[begin Given information]
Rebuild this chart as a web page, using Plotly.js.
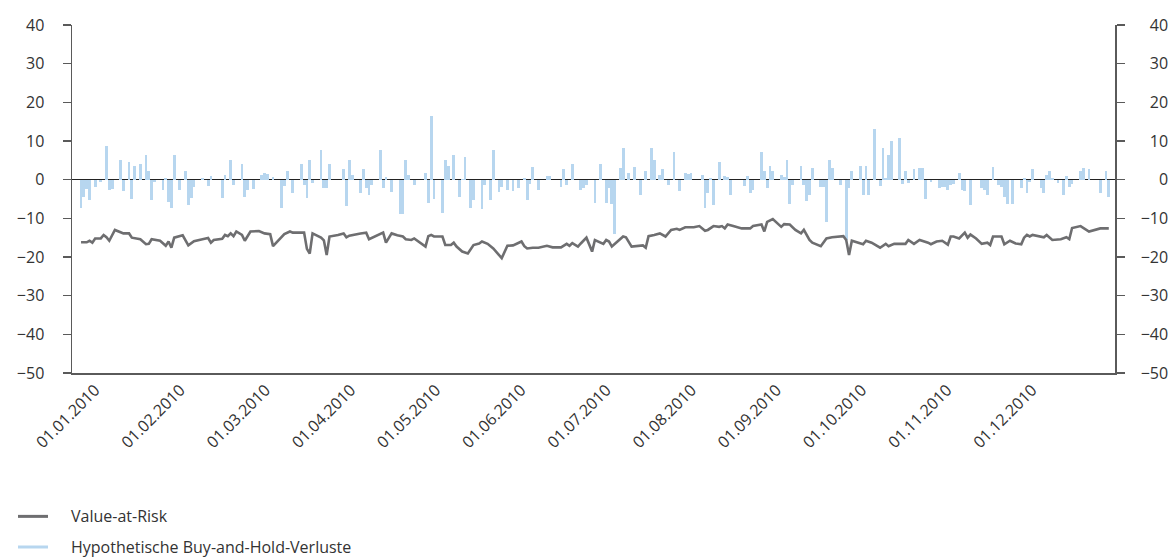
<!DOCTYPE html>
<html><head><meta charset="utf-8">
<script src="https://cdn.plot.ly/plotly-3.0.1.min.js"></script>
<style>html,body{margin:0;padding:0;background:#fff}#chart{width:1172px;height:558px}</style>
</head><body><div id="chart"></div>
<script>
// Hypothetische Buy-and-Hold-Verluste (position index along the year, value)
const barDay = [0,1,2,3,5,7,9,10,11,14,15,17,18,19,21,23,24,25,26,29,30,31,32,33,35,37,38,39,40,
43,45,46,50,51,53,54,57,58,59,61,64,65,66,68,71,72,73,75,78,79,80,81,82,
85,86,87,88,93,94,95,96,99,100,101,102,103,106,107,108,110,113,114,115,116,118,122,123,124,125,128,129,130,132,
134,135,136,138,139,142,143,145,146,148,149,151,153,155,157,158,159,160,162,165,166,170,171,172,174,177,178,179,
182,184,186,187,188,189,191,192,194,196,198,200,202,203,205,206,208,210,212,214,215,216,220,221,222,223,224,226,
228,229,230,235,236,237,238,241,242,243,244,245,248,249,250,251,252,255,256,257,258,259,262,263,264,265,266,269,271,
272,273,276,277,278,279,281,283,284,285,286,287,290,291,292,293,295,297,298,299,301,304,305,306,307,308,309,311,312,313,315,
319,320,321,323,325,326,327,328,330,333,334,335,336,337,340,341,342,343,344,346,348,349,350,351,354,355,357,361,363,364];
const barLoss = [-7.2,-4.5,-2.5,-5.3,-1.8,-0.5,8.8,-2.8,-2.5,5.0,-3.0,4.6,-5.0,3.6,4.0,6.4,2.3,-5.2,-0.7,-2.7,0.4,-5.7,-7.2,6.4,-2.7,2.2,-6.6,-4.8,-1.8,
0.4,-1.6,0.9,-4.8,1.2,5.0,-1.3,4.0,-4.4,-2.7,-2.5,1.1,1.7,1.5,0.6,-7.2,-1.6,2.2,-3.5,4.0,-1.4,-4.8,5.0,-0.8,
7.7,-2.2,-2.2,4.0,2.7,-6.7,5.0,1.2,-3.5,2.7,-2.2,-4.0,-1.4,7.7,-2.2,0.8,-3.1,-9.0,-9.0,5.0,1.2,-1.4,1.8,-6.0,16.5,-5.0,-8.5,5.0,3.5,6.4,
-4.4,0.3,5.8,-7.2,-5.3,-7.7,-1.4,-5.3,7.7,-3.1,-2.0,-2.7,-3.0,-2.2,0.4,-5.3,-1.0,3.2,-2.7,0.9,0.9,-1.8,2.7,-1.4,4.0,-2.7,-2.2,-1.4,
-6.0,4.0,-6.0,-2.2,-6.3,-14.0,3.0,8.2,1.8,3.2,-4.0,2.2,8.2,5.0,1.2,2.7,-1.3,7.2,-3.0,1.8,1.5,1.8,1.2,-7.2,-3.5,0.4,-6.6,4.6,
1.0,0.6,-4.0,-1.6,1.0,-3.5,-2.7,7.2,2.3,-2.2,3.6,2.3,1.2,0.6,5.0,-6.4,-1.3,3.6,-1.4,-5.4,-4.0,3.1,-1.8,-1.8,-10.9,5.0,3.1,-1.4,-15.6,
-2.2,2.2,3.5,-4.0,3.5,-4.0,13.1,-1.6,8.2,0.4,6.4,10.0,10.9,-1.1,2.2,-0.8,2.7,3.1,3.1,-5.0,-0.7,-2.2,-2.0,-1.8,-2.7,-1.4,-1.0,1.8,-2.7,-3.0,-6.6,
-2.2,-2.8,-4.0,3.2,-1.4,-2.0,-4.4,-6.4,-6.4,-2.2,0.4,-3.5,-0.5,2.7,-2.2,-3.5,1.2,2.2,0.4,-0.8,-4.0,0.9,-1.8,-1.0,2.2,3.1,2.7,-3.5,2.2,-4.4];

// Value-at-Risk
const varDay = [0,2,3,4,5,7,8,9,10,12,14,15,17,18,21,23,24,25,28,30,31,32,33,36,38,40,
43,45,46,47,50,51,52,53,54,55,57,58,60,63,65,67,68,70,72,74,75,79,80,81,82,
85,86,87,88,91,93,94,95,99,101,102,105,107,108,110,112,114,115,117,118,120,122,123,124,125,128,129,131,132,
133,135,137,139,141,142,144,146,149,151,153,156,157,158,160,162,165,167,170,172,173,174,176,177,179,181,182,
185,186,187,188,192,193,195,197,199,200,201,203,205,207,209,211,212,214,217,219,221,222,224,226,
227,228,229,231,234,237,238,241,242,243,245,248,249,251,253,255,256,258,259,262,264,266,270,271,272,
273,275,277,278,280,283,285,286,288,292,293,295,297,300,301,303,305,307,308,309,311,313,314,315,317,
319,321,322,323,326,327,329,331,333,334,335,336,337,341,342,344,347,349,350,351,354,357,361,364];
const varValue = [-16.2,-16.2,-15.8,-16.3,-15.2,-15.2,-14.3,-14.9,-15.8,-13.0,-13.6,-13.9,-13.9,-15.0,-15.4,-16.7,-16.6,-15.4,-15.8,-17.1,-16.0,-17.6,-15.0,-14.4,-17.0,-15.9,
-15.4,-15.1,-16.3,-15.6,-15.3,-14.3,-14.6,-13.9,-14.6,-13.4,-14.3,-15.8,-13.4,-13.3,-13.9,-14.1,-17.2,-15.6,-14.1,-13.4,-13.7,-13.7,-17.9,-19.1,-13.9,
-15.0,-15.7,-19.5,-14.7,-14.3,-13.9,-14.9,-14.5,-13.9,-13.7,-15.4,-14.3,-13.7,-16.3,-13.9,-14.4,-14.7,-15.4,-15.6,-15.2,-16.3,-17.3,-14.6,-14.3,-14.7,-14.7,-16.9,-16.9,-16.3,
-17.3,-18.6,-19.1,-16.9,-16.5,-16.0,-16.6,-17.8,-20.3,-17.1,-17.0,-16.0,-17.2,-17.8,-17.6,-17.6,-17.1,-17.5,-17.5,-16.6,-17.1,-16.4,-17.3,-16.5,-15.0,-18.6,-15.6,
-16.6,-15.6,-16.0,-17.3,-14.7,-14.9,-17.3,-17.2,-17.0,-17.6,-14.6,-14.3,-13.9,-14.7,-13.0,-12.7,-13.0,-12.3,-12.3,-12.0,-13.2,-13.0,-12.0,-12.2,
-12.0,-12.6,-11.6,-12.0,-12.6,-12.6,-12.0,-11.6,-13.4,-10.9,-10.2,-12.2,-11.5,-11.6,-13.0,-13.9,-13.0,-15.6,-16.3,-17.2,-15.2,-14.9,-14.6,-15.6,-19.5,
-15.8,-16.3,-16.7,-15.8,-16.3,-17.6,-16.6,-17.2,-16.6,-16.6,-15.6,-16.6,-15.6,-16.3,-16.7,-16.0,-15.8,-16.8,-14.7,-14.7,-15.2,-13.7,-15.0,-14.2,-15.2,
-16.6,-16.3,-16.9,-14.7,-14.7,-16.7,-15.8,-16.5,-16.7,-15.0,-14.3,-14.7,-14.3,-14.9,-14.3,-15.6,-15.4,-14.9,-15.4,-12.5,-12.0,-13.4,-12.6,-12.6];

const monthLabels = ['01.01.2010','01.02.2010','01.03.2010','01.04.2010','01.05.2010','01.06.2010',
  '01.07.2010','01.08.2010','01.09.2010','01.10.2010','01.11.2010','01.12.2010'];
const yTickValues = [-50,-40,-30,-20,-10,0,10,20,30,40];
const seriesNames = ['Value-at-Risk', 'Hypothetische Buy-and-Hold-Verluste'];

const FONT = 'Open Sans, Liberation Sans, sans-serif';
const TXT = '#333333';
const AX = '#5a5a5a';
const VAR_COLOR = '#6e6e70';
const BAR_COLOR = '#b7d6ef';
const fmt = v => v < 0 ? '\u2212' + Math.abs(v) : String(v);
const leftText = yTickValues.map(fmt);
const rightText = yTickValues.map(v => {
  const s = fmt(v);
  return '\u2007'.repeat(Math.max(0, 3 - s.length)) + s;
});
const firstTick = 5.0, monthStep = 30.17;
const monthTickVals = monthLabels.map((_, k) => firstTick + k * monthStep);

const traces = [
  {type:'bar', x: barDay, y: barLoss, width: 1.0, marker:{color:BAR_COLOR, line:{width:0}},
   name: seriesNames[1], showlegend:false},
  {type:'scatter', mode:'lines', x: varDay, y: varValue, line:{color:VAR_COLOR, width:2.6},
   name: seriesNames[0], showlegend:false},
  {type:'scatter', mode:'lines', x:[null], y:[null], yaxis:'y2', showlegend:false, hoverinfo:'skip'}
];

// legend drawn below the plot (paper coordinates)
const legendX0 = -0.0518, legendX1 = -0.023, legendTextX = -0.003;
const legendY = [-0.412, -0.5];
const legendColors = [VAR_COLOR, BAR_COLOR];
const shapes = legendY.map((y, i) => ({type:'line', xref:'paper', yref:'paper',
  x0: legendX0, x1: legendX1, y0: y, y1: y, line:{color: legendColors[i], width: 3}}));
const annotations = legendY.map((y, i) => ({xref:'paper', yref:'paper', x: legendTextX, y: y,
  xanchor:'left', yanchor:'middle', showarrow:false, text: seriesNames[i],
  font:{family:FONT, size:16, color:TXT}}));

const layout = {
  width:1172, height:558,
  margin:{l:72, r:57, t:25, b:185},
  paper_bgcolor:'#ffffff', plot_bgcolor:'#ffffff',
  font:{family:FONT, size:16, color:TXT},
  bargap:0,
  showlegend:false,
  shapes: shapes,
  annotations: annotations,
  xaxis:{range:[-3.2, 366.2], showgrid:false, zeroline:false, showline:true, linecolor:AX, linewidth:1.5,
    tickmode:'array', tickvals: monthTickVals, ticktext: monthLabels, tickangle:-45, ticks:'',
    tickfont:{family:FONT, size:16, color:TXT}, automargin:false},
  yaxis:{range:[-50,40], tickmode:'array', tickvals: yTickValues, ticktext: leftText,
    showgrid:false, zeroline:true, zerolinecolor:'#222222', zerolinewidth:1.5,
    showline:true, linecolor:AX, linewidth:1.5, ticks:'outside', ticklen:8, tickwidth:1.5, tickcolor:AX,
    ticklabelstandoff:15, tickfont:{family:FONT, size:16, color:TXT}, automargin:false},
  yaxis2:{range:[-50,40], overlaying:'y', side:'right', tickmode:'array', tickvals: yTickValues, ticktext: rightText,
    showgrid:false, zeroline:false, showline:true, linecolor:AX, linewidth:1.5, ticks:'outside', ticklen:8,
    tickwidth:1.5, tickcolor:AX, ticklabelstandoff:13, tickfont:{family:FONT, size:16, color:TXT}, automargin:false}
};

Plotly.newPlot('chart', traces, layout, {staticPlot:true, displayModeBar:false});
</script>
</body></html>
[end Given information]
Objective — Look above for every line with the word "chart" and copy it.

Exercise answer —
Rebuild this chart as a web page, using Plotly.js.
<style>html,body{margin:0;padding:0;background:#fff}#chart{width:1172px;height:558px}</style>
</head><body><div id="chart"></div>
Plotly.newPlot('chart', traces, layout, {staticPlot:true, displayModeBar:false});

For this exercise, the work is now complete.